When robust scrutiny and constructive engagement is substituted for accusations of greenwashing, the barrier for corporate entry to the climate cause becomes even higher. We simply can’t afford for potential climate leaders of the future to delay the hard decisions, or act in a less transparent way because they see these first mover companies criticised for not having all the answers. There are hundreds of thousands of businesses, including many major global companies, that are not taking any action. They also deserve scrutiny for those decisions and the implications of inaction, for the climate, communities where they operate, and their long-term viability.
This first wave of corporate climate targets and rankings has driven voluntary corporate action to cut emissions, which in turn has emboldened policy makers to introduce more ambitious and robust climate policies. We call this the ambition loop. We Mean Business has been consistently calling on policymakers to create a policy environment that enables and drives corporate climate action and holds all companies to equal account for their contribution to the climate crisis. This will be key to achieving our collective goal of halving emissions by 2030.
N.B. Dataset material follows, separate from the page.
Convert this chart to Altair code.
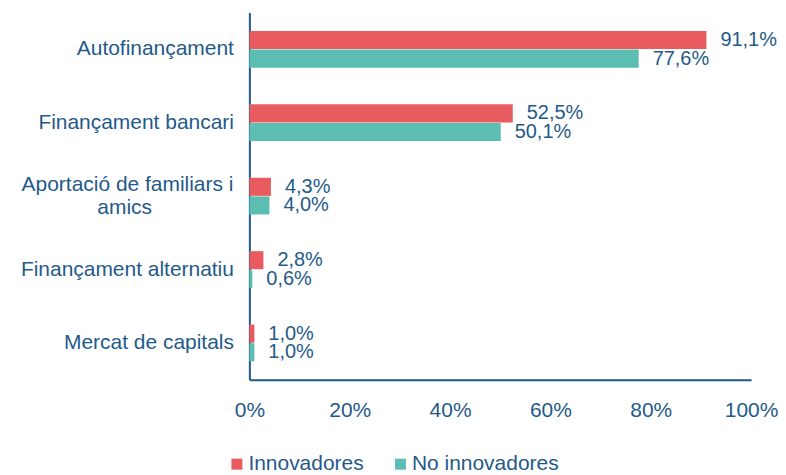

There is no realistic prospect of achieving such a transformation without business action. Companies, therefore, need support on their climate journey, whether they are taking their first steps or at the cutting edge of innovation and new ideas. The We Mean Business Coalition and our partners, including the Science Based Targets initiative (SBTi) have made huge progress in recent years to produce effective tools and frameworks to help business decarbonize as fast as possible in a transparent and trackable way. The SBTi Net-Zero Standard, developed over a two-year process in close collaboration with experts from science, civil society and business; launched in October 2021 does reflect the current best practice in corporate net-zero target setting. Similarly, we are engaging with the newly created International Sustainability Standards Board (ISSB) to improve how company reporting can be made more transparent and consistent, which will help investors make better-informed decisions.
By working together, embracing a spirit of collaborative transparency and learning and rewarding action over inaction we can cut emissions in half by 2030, reach net-zero by 2050 and be all in for 1.5°C.